-- TASK REQUIREMENTS --
Set down each line of the data below exactly as it stands, dropping the pictures.

-- PROVIDED DATA --
============
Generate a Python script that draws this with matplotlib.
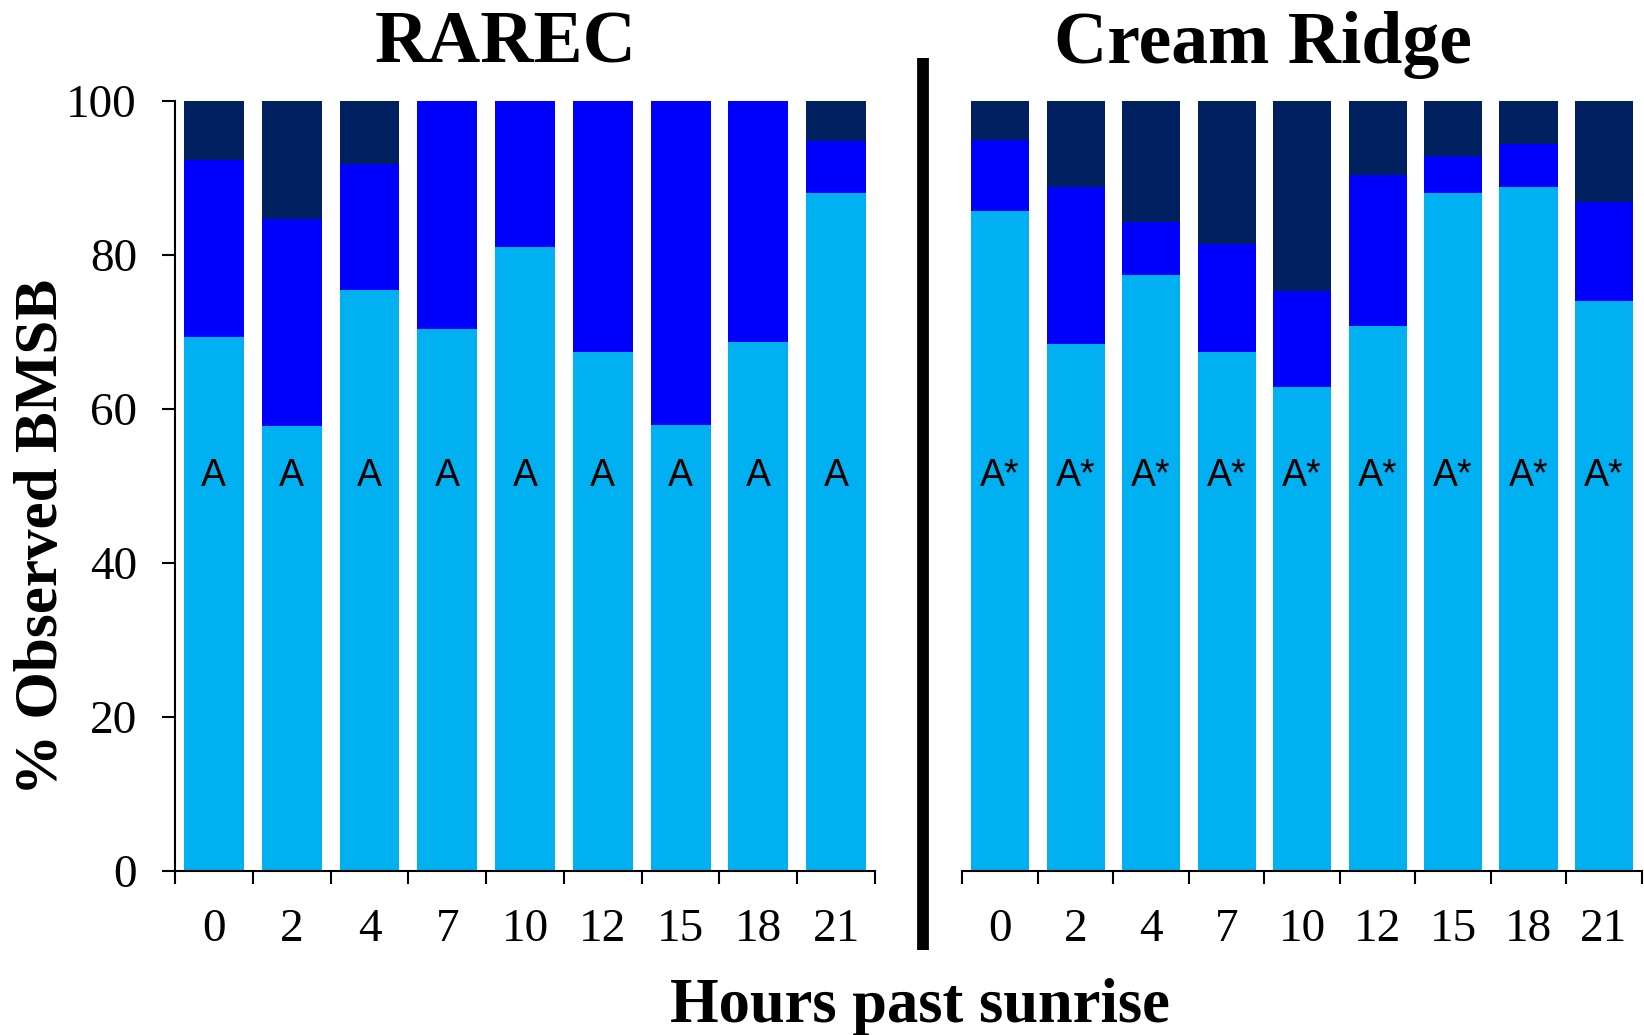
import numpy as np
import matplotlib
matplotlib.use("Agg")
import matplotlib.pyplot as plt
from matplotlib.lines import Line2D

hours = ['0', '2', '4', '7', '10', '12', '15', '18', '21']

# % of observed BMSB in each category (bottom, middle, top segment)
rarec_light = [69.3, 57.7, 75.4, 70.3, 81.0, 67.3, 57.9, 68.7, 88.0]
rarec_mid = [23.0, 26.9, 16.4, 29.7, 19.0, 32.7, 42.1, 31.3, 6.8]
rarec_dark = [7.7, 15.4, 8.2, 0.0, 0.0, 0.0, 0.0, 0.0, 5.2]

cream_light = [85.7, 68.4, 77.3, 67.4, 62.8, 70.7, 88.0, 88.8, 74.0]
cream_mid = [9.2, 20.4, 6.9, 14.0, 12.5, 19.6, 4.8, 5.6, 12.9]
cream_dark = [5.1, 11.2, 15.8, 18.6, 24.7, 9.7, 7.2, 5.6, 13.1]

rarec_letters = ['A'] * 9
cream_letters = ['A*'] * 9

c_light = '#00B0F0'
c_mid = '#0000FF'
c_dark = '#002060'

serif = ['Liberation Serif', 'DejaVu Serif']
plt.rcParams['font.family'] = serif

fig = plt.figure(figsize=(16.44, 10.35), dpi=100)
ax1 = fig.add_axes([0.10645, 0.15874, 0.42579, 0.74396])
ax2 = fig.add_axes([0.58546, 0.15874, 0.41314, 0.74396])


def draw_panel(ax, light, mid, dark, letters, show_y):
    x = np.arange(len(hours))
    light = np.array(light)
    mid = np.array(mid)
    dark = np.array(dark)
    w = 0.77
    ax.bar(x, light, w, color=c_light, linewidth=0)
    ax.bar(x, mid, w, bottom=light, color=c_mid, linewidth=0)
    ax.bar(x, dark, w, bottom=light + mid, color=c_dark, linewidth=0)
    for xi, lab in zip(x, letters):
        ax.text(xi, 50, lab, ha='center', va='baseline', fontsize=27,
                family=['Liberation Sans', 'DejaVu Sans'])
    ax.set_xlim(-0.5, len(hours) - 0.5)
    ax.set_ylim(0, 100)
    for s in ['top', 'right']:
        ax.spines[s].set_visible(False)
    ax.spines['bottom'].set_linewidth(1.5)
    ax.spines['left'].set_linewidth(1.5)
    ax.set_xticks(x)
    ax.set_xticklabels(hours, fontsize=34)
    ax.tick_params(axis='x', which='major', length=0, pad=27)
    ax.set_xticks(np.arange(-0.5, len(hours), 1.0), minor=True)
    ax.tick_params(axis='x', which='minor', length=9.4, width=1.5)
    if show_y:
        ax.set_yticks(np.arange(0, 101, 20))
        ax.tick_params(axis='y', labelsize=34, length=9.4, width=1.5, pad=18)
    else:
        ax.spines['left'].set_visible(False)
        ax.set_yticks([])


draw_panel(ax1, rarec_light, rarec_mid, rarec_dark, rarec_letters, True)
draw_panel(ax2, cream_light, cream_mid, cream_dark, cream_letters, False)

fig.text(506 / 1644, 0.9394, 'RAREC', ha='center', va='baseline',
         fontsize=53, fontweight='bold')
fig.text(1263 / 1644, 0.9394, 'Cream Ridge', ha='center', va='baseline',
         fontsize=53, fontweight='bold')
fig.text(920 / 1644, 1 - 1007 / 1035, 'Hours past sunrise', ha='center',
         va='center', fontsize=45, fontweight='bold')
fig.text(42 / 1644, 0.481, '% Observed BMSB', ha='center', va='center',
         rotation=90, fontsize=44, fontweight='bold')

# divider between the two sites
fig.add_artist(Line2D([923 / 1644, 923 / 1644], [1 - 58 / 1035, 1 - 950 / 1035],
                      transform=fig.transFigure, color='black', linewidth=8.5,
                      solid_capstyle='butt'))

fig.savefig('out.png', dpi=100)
============
-- OUTPUT BELOW --
Generate a Python script that draws this with matplotlib.
import numpy as np
import matplotlib
matplotlib.use("Agg")
import matplotlib.pyplot as plt
from matplotlib.lines import Line2D

hours = ['0', '2', '4', '7', '10', '12', '15', '18', '21']

# % of observed BMSB in each category (bottom, middle, top segment)
rarec_light = [69.3, 57.7, 75.4, 70.3, 81.0, 67.3, 57.9, 68.7, 88.0]
rarec_mid = [23.0, 26.9, 16.4, 29.7, 19.0, 32.7, 42.1, 31.3, 6.8]
rarec_dark = [7.7, 15.4, 8.2, 0.0, 0.0, 0.0, 0.0, 0.0, 5.2]

cream_light = [85.7, 68.4, 77.3, 67.4, 62.8, 70.7, 88.0, 88.8, 74.0]
cream_mid = [9.2, 20.4, 6.9, 14.0, 12.5, 19.6, 4.8, 5.6, 12.9]
cream_dark = [5.1, 11.2, 15.8, 18.6, 24.7, 9.7, 7.2, 5.6, 13.1]

rarec_letters = ['A'] * 9
cream_letters = ['A*'] * 9

c_light = '#00B0F0'
c_mid = '#0000FF'
c_dark = '#002060'

serif = ['Liberation Serif', 'DejaVu Serif']
plt.rcParams['font.family'] = serif

fig = plt.figure(figsize=(16.44, 10.35), dpi=100)
ax1 = fig.add_axes([0.10645, 0.15874, 0.42579, 0.74396])
ax2 = fig.add_axes([0.58546, 0.15874, 0.41314, 0.74396])


def draw_panel(ax, light, mid, dark, letters, show_y):
    x = np.arange(len(hours))
    light = np.array(light)
    mid = np.array(mid)
    dark = np.array(dark)
    w = 0.77
    ax.bar(x, light, w, color=c_light, linewidth=0)
    ax.bar(x, mid, w, bottom=light, color=c_mid, linewidth=0)
    ax.bar(x, dark, w, bottom=light + mid, color=c_dark, linewidth=0)
    for xi, lab in zip(x, letters):
        ax.text(xi, 50, lab, ha='center', va='baseline', fontsize=27,
                family=['Liberation Sans', 'DejaVu Sans'])
    ax.set_xlim(-0.5, len(hours) - 0.5)
    ax.set_ylim(0, 100)
    for s in ['top', 'right']:
        ax.spines[s].set_visible(False)
    ax.spines['bottom'].set_linewidth(1.5)
    ax.spines['left'].set_linewidth(1.5)
    ax.set_xticks(x)
    ax.set_xticklabels(hours, fontsize=34)
    ax.tick_params(axis='x', which='major', length=0, pad=27)
    ax.set_xticks(np.arange(-0.5, len(hours), 1.0), minor=True)
    ax.tick_params(axis='x', which='minor', length=9.4, width=1.5)
    if show_y:
        ax.set_yticks(np.arange(0, 101, 20))
        ax.tick_params(axis='y', labelsize=34, length=9.4, width=1.5, pad=18)
    else:
        ax.spines['left'].set_visible(False)
        ax.set_yticks([])


draw_panel(ax1, rarec_light, rarec_mid, rarec_dark, rarec_letters, True)
draw_panel(ax2, cream_light, cream_mid, cream_dark, cream_letters, False)

fig.text(506 / 1644, 0.9394, 'RAREC', ha='center', va='baseline',
         fontsize=53, fontweight='bold')
fig.text(1263 / 1644, 0.9394, 'Cream Ridge', ha='center', va='baseline',
         fontsize=53, fontweight='bold')
fig.text(920 / 1644, 1 - 1007 / 1035, 'Hours past sunrise', ha='center',
         va='center', fontsize=45, fontweight='bold')
fig.text(42 / 1644, 0.481, '% Observed BMSB', ha='center', va='center',
         rotation=90, fontsize=44, fontweight='bold')

# divider between the two sites
fig.add_artist(Line2D([923 / 1644, 923 / 1644], [1 - 58 / 1035, 1 - 950 / 1035],
                      transform=fig.transFigure, color='black', linewidth=8.5,
                      solid_capstyle='butt'))

fig.savefig('out.png', dpi=100)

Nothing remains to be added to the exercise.